AIM OF THE EXERCISE — Using the records provided below, locate and copy each line that contains the word "this".

EXERCISE INPUTS —
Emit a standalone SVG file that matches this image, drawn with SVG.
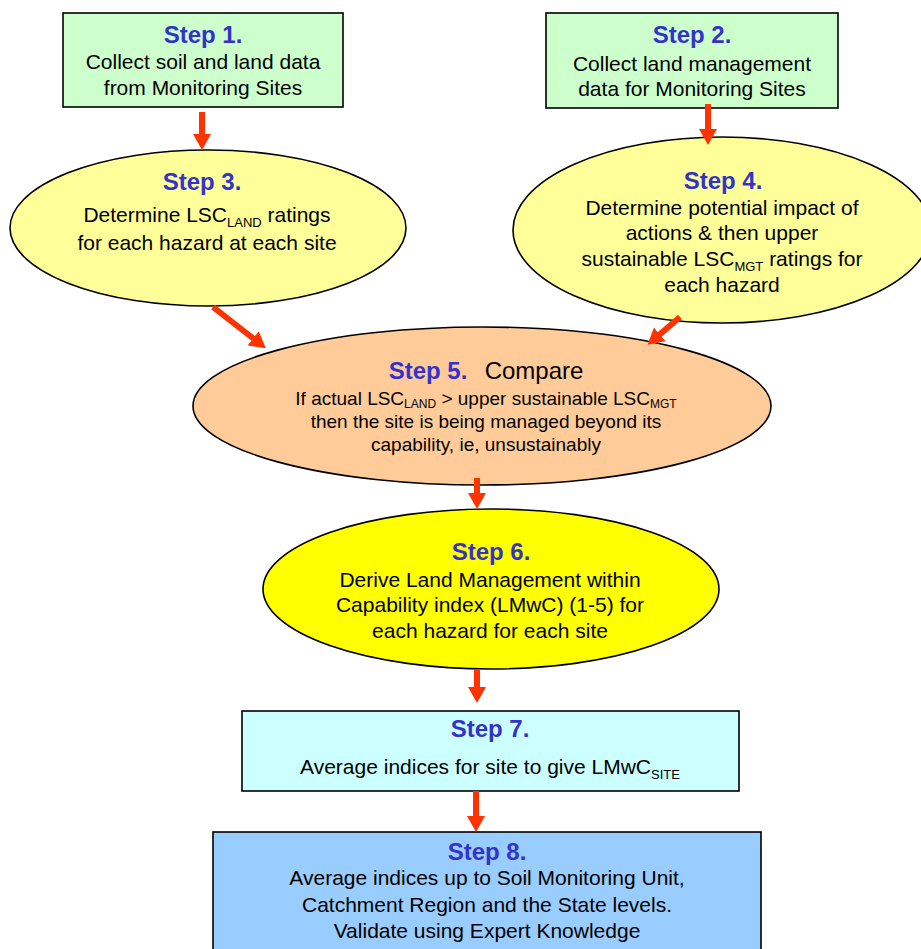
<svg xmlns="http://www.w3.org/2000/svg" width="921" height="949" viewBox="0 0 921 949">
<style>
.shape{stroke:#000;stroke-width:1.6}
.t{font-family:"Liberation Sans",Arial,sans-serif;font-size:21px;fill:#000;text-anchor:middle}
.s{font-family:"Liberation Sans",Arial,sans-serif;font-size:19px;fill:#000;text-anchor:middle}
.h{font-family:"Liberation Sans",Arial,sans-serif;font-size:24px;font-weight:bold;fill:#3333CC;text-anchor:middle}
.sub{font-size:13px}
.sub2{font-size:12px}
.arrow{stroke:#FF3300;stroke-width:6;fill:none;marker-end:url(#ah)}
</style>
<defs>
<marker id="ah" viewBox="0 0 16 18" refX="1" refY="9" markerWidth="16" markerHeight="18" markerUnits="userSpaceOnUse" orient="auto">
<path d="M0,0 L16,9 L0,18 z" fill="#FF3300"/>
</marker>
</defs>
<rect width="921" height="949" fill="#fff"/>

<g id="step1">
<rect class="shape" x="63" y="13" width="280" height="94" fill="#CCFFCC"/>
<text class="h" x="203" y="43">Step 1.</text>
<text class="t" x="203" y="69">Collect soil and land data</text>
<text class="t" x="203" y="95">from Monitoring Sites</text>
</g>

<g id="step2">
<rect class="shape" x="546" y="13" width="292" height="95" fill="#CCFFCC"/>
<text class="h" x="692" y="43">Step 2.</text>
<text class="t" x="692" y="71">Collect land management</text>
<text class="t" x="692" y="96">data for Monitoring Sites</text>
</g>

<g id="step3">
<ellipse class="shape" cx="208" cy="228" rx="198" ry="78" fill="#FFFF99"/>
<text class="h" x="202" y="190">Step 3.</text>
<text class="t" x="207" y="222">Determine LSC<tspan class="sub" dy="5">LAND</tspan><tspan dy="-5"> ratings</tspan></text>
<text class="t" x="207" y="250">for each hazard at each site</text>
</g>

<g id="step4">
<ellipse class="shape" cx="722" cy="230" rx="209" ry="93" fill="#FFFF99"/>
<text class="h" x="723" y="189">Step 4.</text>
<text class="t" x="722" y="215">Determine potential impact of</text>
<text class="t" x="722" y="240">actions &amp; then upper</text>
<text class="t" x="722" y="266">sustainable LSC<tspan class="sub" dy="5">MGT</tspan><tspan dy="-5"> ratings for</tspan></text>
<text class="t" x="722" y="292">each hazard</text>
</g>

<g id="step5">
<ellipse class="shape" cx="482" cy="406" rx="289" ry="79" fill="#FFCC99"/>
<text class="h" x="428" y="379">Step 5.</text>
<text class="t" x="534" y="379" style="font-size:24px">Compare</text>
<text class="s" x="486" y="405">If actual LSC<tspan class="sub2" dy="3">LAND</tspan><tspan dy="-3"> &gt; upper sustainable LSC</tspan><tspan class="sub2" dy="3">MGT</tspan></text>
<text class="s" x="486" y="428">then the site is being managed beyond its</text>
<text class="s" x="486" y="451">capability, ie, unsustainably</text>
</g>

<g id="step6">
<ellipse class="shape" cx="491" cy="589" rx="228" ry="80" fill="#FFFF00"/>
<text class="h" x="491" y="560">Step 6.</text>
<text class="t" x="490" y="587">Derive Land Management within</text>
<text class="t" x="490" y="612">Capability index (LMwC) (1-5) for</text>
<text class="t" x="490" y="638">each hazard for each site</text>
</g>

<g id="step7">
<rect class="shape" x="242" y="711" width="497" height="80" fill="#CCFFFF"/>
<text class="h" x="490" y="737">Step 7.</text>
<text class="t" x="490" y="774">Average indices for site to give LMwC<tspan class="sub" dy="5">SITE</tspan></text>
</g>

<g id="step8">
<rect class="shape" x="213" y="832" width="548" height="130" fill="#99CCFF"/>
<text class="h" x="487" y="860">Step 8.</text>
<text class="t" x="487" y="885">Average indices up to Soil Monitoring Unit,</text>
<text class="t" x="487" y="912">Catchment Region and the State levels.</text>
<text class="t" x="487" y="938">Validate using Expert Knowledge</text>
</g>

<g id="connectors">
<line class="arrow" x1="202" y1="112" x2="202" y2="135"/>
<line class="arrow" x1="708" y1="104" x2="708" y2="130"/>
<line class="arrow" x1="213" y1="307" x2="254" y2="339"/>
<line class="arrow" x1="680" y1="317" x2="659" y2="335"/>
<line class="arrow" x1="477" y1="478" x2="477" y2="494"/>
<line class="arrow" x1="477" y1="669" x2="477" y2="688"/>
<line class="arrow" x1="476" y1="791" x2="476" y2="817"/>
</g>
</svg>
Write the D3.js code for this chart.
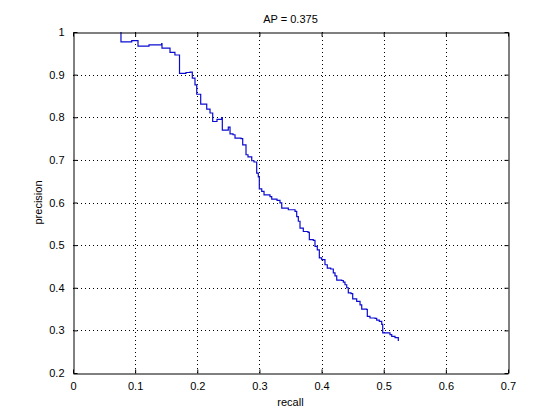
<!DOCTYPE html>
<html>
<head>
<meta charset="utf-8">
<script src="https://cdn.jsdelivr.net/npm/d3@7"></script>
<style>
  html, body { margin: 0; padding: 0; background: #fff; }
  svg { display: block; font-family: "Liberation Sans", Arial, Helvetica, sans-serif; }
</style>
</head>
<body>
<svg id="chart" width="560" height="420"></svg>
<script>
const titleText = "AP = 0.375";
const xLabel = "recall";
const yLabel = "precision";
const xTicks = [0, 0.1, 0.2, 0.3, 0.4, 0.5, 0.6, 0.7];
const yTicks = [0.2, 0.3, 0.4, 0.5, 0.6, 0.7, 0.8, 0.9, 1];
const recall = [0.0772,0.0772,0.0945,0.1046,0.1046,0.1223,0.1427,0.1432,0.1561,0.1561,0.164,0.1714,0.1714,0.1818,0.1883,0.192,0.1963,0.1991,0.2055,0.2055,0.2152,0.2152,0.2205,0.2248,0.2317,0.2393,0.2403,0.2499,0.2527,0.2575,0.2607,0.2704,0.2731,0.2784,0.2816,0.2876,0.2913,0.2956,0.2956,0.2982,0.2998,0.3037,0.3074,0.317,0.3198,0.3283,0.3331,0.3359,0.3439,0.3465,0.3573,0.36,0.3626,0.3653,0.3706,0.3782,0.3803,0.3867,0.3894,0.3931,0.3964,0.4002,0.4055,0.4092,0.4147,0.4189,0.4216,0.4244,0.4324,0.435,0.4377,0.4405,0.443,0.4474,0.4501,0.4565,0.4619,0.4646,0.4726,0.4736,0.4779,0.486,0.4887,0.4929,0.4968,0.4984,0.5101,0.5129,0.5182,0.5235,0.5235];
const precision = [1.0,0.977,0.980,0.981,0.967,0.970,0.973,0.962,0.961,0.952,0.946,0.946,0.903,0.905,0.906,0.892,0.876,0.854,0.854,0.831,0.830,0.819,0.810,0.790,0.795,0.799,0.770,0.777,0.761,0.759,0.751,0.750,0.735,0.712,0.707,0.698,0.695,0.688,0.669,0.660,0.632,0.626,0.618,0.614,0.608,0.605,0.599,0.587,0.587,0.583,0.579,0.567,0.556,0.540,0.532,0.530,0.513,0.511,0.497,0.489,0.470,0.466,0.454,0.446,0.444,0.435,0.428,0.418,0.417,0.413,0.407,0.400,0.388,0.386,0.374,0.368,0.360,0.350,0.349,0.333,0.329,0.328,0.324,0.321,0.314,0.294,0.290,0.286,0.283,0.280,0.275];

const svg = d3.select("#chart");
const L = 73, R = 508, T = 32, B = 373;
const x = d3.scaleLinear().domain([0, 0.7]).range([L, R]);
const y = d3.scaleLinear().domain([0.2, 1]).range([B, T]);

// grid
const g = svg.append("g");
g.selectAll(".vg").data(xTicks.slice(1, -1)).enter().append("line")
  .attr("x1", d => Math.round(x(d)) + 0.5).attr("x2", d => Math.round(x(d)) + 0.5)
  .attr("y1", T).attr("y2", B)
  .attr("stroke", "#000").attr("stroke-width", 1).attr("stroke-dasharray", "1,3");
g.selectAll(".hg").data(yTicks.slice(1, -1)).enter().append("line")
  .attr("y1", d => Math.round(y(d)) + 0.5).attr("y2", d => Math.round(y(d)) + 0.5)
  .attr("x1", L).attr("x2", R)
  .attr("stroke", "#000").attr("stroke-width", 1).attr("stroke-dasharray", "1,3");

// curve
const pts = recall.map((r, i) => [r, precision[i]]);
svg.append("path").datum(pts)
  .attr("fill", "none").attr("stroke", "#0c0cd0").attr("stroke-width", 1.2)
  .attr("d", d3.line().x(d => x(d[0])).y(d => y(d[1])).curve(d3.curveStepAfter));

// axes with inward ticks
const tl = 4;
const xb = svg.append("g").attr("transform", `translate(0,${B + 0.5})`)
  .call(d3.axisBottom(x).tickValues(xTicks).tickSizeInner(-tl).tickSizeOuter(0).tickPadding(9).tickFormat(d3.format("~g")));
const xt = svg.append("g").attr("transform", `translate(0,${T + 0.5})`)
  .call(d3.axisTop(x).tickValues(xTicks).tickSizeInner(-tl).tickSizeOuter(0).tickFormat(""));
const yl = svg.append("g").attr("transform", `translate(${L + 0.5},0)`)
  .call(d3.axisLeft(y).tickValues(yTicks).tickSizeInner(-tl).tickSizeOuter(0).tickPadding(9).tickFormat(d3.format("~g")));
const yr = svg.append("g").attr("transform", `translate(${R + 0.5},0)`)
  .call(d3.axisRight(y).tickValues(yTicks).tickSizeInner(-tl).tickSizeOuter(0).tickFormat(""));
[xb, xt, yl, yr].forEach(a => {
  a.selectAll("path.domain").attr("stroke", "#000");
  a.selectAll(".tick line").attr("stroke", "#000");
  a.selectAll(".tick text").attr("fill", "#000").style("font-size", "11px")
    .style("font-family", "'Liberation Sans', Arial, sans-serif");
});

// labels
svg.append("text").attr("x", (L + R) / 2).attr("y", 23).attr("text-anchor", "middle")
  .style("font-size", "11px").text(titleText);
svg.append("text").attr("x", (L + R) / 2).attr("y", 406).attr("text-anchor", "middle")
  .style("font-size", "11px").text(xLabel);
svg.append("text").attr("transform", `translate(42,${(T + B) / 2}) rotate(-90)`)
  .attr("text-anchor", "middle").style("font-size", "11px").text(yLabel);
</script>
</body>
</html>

CORRECT ANSWER —
Emit a standalone SVG file that matches this image, drawn with SVG.
Write the D3.js code for this chart.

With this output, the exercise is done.